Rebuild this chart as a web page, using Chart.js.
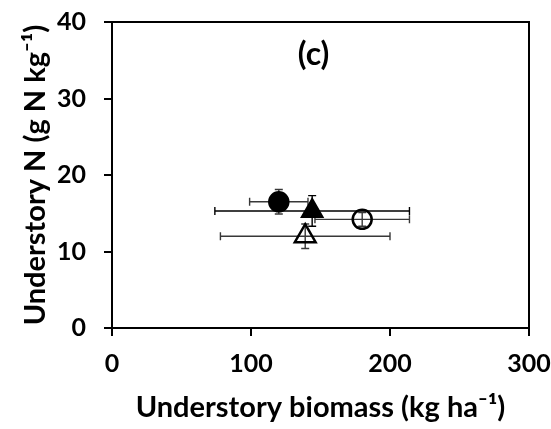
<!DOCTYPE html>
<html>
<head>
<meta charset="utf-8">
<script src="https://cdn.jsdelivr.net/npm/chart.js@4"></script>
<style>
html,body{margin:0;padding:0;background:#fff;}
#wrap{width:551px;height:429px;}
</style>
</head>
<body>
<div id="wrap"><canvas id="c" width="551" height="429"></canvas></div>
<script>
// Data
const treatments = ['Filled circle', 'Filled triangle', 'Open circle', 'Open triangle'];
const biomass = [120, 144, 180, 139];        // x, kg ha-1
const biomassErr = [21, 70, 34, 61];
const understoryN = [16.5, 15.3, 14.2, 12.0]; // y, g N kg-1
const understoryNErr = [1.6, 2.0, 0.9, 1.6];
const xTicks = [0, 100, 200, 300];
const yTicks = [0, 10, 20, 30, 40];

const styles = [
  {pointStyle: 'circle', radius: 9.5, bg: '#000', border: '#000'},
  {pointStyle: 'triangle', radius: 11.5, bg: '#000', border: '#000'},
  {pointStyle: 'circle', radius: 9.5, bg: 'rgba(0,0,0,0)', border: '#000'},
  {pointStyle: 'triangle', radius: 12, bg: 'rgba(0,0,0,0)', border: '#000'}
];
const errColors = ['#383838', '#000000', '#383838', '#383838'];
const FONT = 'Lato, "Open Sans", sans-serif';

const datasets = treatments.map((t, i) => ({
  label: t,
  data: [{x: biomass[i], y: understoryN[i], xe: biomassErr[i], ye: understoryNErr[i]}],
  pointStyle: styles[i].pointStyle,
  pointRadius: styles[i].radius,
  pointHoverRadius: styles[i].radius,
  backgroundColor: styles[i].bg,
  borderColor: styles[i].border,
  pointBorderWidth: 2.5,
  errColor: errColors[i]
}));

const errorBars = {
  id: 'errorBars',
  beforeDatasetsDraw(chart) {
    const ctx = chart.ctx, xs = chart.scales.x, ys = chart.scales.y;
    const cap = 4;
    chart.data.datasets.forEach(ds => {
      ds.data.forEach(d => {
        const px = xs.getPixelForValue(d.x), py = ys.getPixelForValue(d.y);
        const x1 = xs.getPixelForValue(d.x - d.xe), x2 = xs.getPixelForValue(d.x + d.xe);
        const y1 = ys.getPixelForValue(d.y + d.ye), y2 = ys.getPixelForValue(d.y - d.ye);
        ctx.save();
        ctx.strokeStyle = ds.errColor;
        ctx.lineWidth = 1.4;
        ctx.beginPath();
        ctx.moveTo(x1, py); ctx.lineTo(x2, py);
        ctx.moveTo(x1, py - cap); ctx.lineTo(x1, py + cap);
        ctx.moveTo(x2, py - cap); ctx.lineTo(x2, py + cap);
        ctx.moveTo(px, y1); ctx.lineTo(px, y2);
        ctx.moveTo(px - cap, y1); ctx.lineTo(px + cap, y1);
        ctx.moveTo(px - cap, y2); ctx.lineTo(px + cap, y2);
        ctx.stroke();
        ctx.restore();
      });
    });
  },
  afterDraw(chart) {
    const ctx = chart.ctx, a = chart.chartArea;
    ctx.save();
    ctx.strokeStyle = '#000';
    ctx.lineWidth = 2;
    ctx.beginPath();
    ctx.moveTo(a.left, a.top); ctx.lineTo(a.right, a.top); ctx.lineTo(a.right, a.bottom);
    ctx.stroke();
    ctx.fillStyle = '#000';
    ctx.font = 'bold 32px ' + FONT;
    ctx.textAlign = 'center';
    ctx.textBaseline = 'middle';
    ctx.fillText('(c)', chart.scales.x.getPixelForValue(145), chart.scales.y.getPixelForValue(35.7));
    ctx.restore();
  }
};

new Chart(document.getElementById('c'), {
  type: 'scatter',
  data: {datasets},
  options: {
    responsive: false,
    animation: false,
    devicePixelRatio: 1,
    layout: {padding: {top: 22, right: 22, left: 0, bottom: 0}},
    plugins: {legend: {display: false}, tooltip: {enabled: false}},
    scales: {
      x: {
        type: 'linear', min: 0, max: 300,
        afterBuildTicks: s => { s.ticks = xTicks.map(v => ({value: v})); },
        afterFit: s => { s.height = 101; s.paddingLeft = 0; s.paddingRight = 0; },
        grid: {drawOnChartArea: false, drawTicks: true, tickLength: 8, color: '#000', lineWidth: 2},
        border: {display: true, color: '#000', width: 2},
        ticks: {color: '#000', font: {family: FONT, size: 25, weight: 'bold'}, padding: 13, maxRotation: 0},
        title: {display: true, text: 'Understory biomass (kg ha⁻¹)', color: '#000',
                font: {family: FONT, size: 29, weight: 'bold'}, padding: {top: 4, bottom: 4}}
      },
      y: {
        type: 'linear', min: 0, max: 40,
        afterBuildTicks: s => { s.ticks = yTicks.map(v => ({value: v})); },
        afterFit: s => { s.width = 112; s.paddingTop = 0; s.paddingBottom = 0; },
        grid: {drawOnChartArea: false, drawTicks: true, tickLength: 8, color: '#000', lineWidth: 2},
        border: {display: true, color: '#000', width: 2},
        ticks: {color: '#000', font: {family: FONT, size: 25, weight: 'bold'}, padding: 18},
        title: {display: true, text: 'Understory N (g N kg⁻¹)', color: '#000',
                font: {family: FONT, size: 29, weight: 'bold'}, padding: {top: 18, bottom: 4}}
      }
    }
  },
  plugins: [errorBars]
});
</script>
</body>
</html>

**Job:**
Leave the images out, please, and restate each line word for word.

**Expected answer:**
Rebuild this chart as a web page, using Chart.js.
<!DOCTYPE html>
<html>
<head>
<meta charset="utf-8">
<script src="https://cdn.jsdelivr.net/npm/chart.js@4"></script>
<style>
html,body{margin:0;padding:0;background:#fff;}
#wrap{width:551px;height:429px;}
</style>
</head>
<body>
<div id="wrap"><canvas id="c" width="551" height="429"></canvas></div>
<script>
// Data
const treatments = ['Filled circle', 'Filled triangle', 'Open circle', 'Open triangle'];
const biomass = [120, 144, 180, 139];        // x, kg ha-1
const biomassErr = [21, 70, 34, 61];
const understoryN = [16.5, 15.3, 14.2, 12.0]; // y, g N kg-1
const understoryNErr = [1.6, 2.0, 0.9, 1.6];
const xTicks = [0, 100, 200, 300];
const yTicks = [0, 10, 20, 30, 40];

const styles = [
  {pointStyle: 'circle', radius: 9.5, bg: '#000', border: '#000'},
  {pointStyle: 'triangle', radius: 11.5, bg: '#000', border: '#000'},
  {pointStyle: 'circle', radius: 9.5, bg: 'rgba(0,0,0,0)', border: '#000'},
  {pointStyle: 'triangle', radius: 12, bg: 'rgba(0,0,0,0)', border: '#000'}
];
const errColors = ['#383838', '#000000', '#383838', '#383838'];
const FONT = 'Lato, "Open Sans", sans-serif';

const datasets = treatments.map((t, i) => ({
  label: t,
  data: [{x: biomass[i], y: understoryN[i], xe: biomassErr[i], ye: understoryNErr[i]}],
  pointStyle: styles[i].pointStyle,
  pointRadius: styles[i].radius,
  pointHoverRadius: styles[i].radius,
  backgroundColor: styles[i].bg,
  borderColor: styles[i].border,
  pointBorderWidth: 2.5,
  errColor: errColors[i]
}));

const errorBars = {
  id: 'errorBars',
  beforeDatasetsDraw(chart) {
    const ctx = chart.ctx, xs = chart.scales.x, ys = chart.scales.y;
    const cap = 4;
    chart.data.datasets.forEach(ds => {
      ds.data.forEach(d => {
        const px = xs.getPixelForValue(d.x), py = ys.getPixelForValue(d.y);
        const x1 = xs.getPixelForValue(d.x - d.xe), x2 = xs.getPixelForValue(d.x + d.xe);
        const y1 = ys.getPixelForValue(d.y + d.ye), y2 = ys.getPixelForValue(d.y - d.ye);
        ctx.save();
        ctx.strokeStyle = ds.errColor;
        ctx.lineWidth = 1.4;
        ctx.beginPath();
        ctx.moveTo(x1, py); ctx.lineTo(x2, py);
        ctx.moveTo(x1, py - cap); ctx.lineTo(x1, py + cap);
        ctx.moveTo(x2, py - cap); ctx.lineTo(x2, py + cap);
        ctx.moveTo(px, y1); ctx.lineTo(px, y2);
        ctx.moveTo(px - cap, y1); ctx.lineTo(px + cap, y1);
        ctx.moveTo(px - cap, y2); ctx.lineTo(px + cap, y2);
        ctx.stroke();
        ctx.restore();
      });
    });
  },
  afterDraw(chart) {
    const ctx = chart.ctx, a = chart.chartArea;
    ctx.save();
    ctx.strokeStyle = '#000';
    ctx.lineWidth = 2;
    ctx.beginPath();
    ctx.moveTo(a.left, a.top); ctx.lineTo(a.right, a.top); ctx.lineTo(a.right, a.bottom);
    ctx.stroke();
    ctx.fillStyle = '#000';
    ctx.font = 'bold 32px ' + FONT;
    ctx.textAlign = 'center';
    ctx.textBaseline = 'middle';
    ctx.fillText('(c)', chart.scales.x.getPixelForValue(145), chart.scales.y.getPixelForValue(35.7));
    ctx.restore();
  }
};

new Chart(document.getElementById('c'), {
  type: 'scatter',
  data: {datasets},
  options: {
    responsive: false,
    animation: false,
    devicePixelRatio: 1,
    layout: {padding: {top: 22, right: 22, left: 0, bottom: 0}},
    plugins: {legend: {display: false}, tooltip: {enabled: false}},
    scales: {
      x: {
        type: 'linear', min: 0, max: 300,
        afterBuildTicks: s => { s.ticks = xTicks.map(v => ({value: v})); },
        afterFit: s => { s.height = 101; s.paddingLeft = 0; s.paddingRight = 0; },
        grid: {drawOnChartArea: false, drawTicks: true, tickLength: 8, color: '#000', lineWidth: 2},
        border: {display: true, color: '#000', width: 2},
        ticks: {color: '#000', font: {family: FONT, size: 25, weight: 'bold'}, padding: 13, maxRotation: 0},
        title: {display: true, text: 'Understory biomass (kg ha⁻¹)', color: '#000',
                font: {family: FONT, size: 29, weight: 'bold'}, padding: {top: 4, bottom: 4}}
      },
      y: {
        type: 'linear', min: 0, max: 40,
        afterBuildTicks: s => { s.ticks = yTicks.map(v => ({value: v})); },
        afterFit: s => { s.width = 112; s.paddingTop = 0; s.paddingBottom = 0; },
        grid: {drawOnChartArea: false, drawTicks: true, tickLength: 8, color: '#000', lineWidth: 2},
        border: {display: true, color: '#000', width: 2},
        ticks: {color: '#000', font: {family: FONT, size: 25, weight: 'bold'}, padding: 18},
        title: {display: true, text: 'Understory N (g N kg⁻¹)', color: '#000',
                font: {family: FONT, size: 29, weight: 'bold'}, padding: {top: 18, bottom: 4}}
      }
    }
  },
  plugins: [errorBars]
});
</script>
</body>
</html>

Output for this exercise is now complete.